It's debatable whether Religious Liberty is heresy in the strict sense or just a grave error, perhaps approximating heresy.
But your attempt to pit theological notes against one another is invalid.
Ecuмenical Councils are not protected merey from teaching heresy, but from teahing grave error of any kind, and some would argue any error, absolutely speaking. You're almost imagining that the Council is a person, who has to be guilty of heresy in the strict sense to lose membership in the Church (and not of some error with a lesser theological note). That's a fallacious perspective.
It's also an incredibly myopic view of the situation.
If nothing else happened other than Dignitatis Humanae ... no New Mass, no bogus canonizations, no teaching of religious indifferentism, etc. ... I'm certain there would be no Traditional movement. Nobody would become a Traditional Catholic over an isolated error in Vatican II. They would have simply remained as they were, attending the Tridentine Mass at their local parish, sending their kids to the local Catholic school, entering the seminaries and convents ... while perhaps questioning Religious Liberty, etc.

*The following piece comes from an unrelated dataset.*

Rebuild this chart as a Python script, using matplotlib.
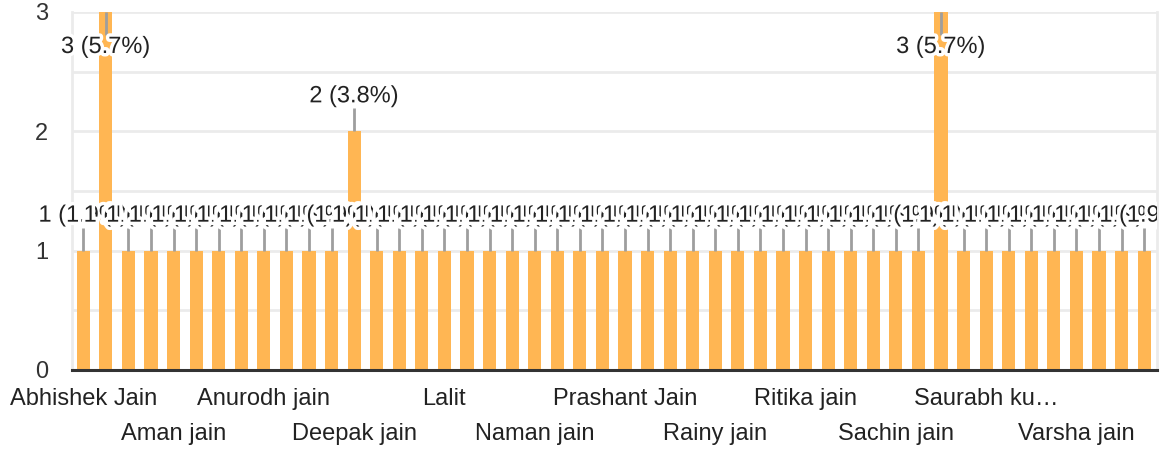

So your attempting to reduce the entire error of the Conciliar Church to the single proposition of Religious Liberty is entirely invalid.
As Bishop Williamson points out, the entire thing is thoroughly imbued with subjectivism. Even where Traditional truth is being reiterated, it's done so in the context of this being the "fullness" of truth, so it's a RE-presentation of Catholic doctrine in a subjectivist and relativistic framework (rather than as absolutes).
Really, the core heresy is in fact the new ecclesiology (along with the new soteriology) ... and Liberty is merely one offshot of that core error.
But the Conciliar Church really is a new religion, with new teaching (ecclesiology / soteriology), presented in a relativistic / subjectivist framework rather than as absolutes and objective truths, its new public worship (non-Catholic syncretism with Protestants), and its new catalog of saints, many of whom were political selections due to "woke" criteria rather than based on proven heroic virtue ... not the least of which were the degenerate V2 papal claimants, the greatest wreckers of the Church in history. Never has a series of popes wrecked the Church so badly and yet not since the time of the early martyr popes have we had such an unbroken series of "saint" popes in the history of the Church. We really should have set the world on fire with Catholic faith with such saintly popes at the helm. No, they were canonized merely as attempts to canonize Vatican II itself, which is a new Church, representing a rupture from the old ... where many of its adherents believe that their Church was founded at Vatican II and ignore anything prior to it.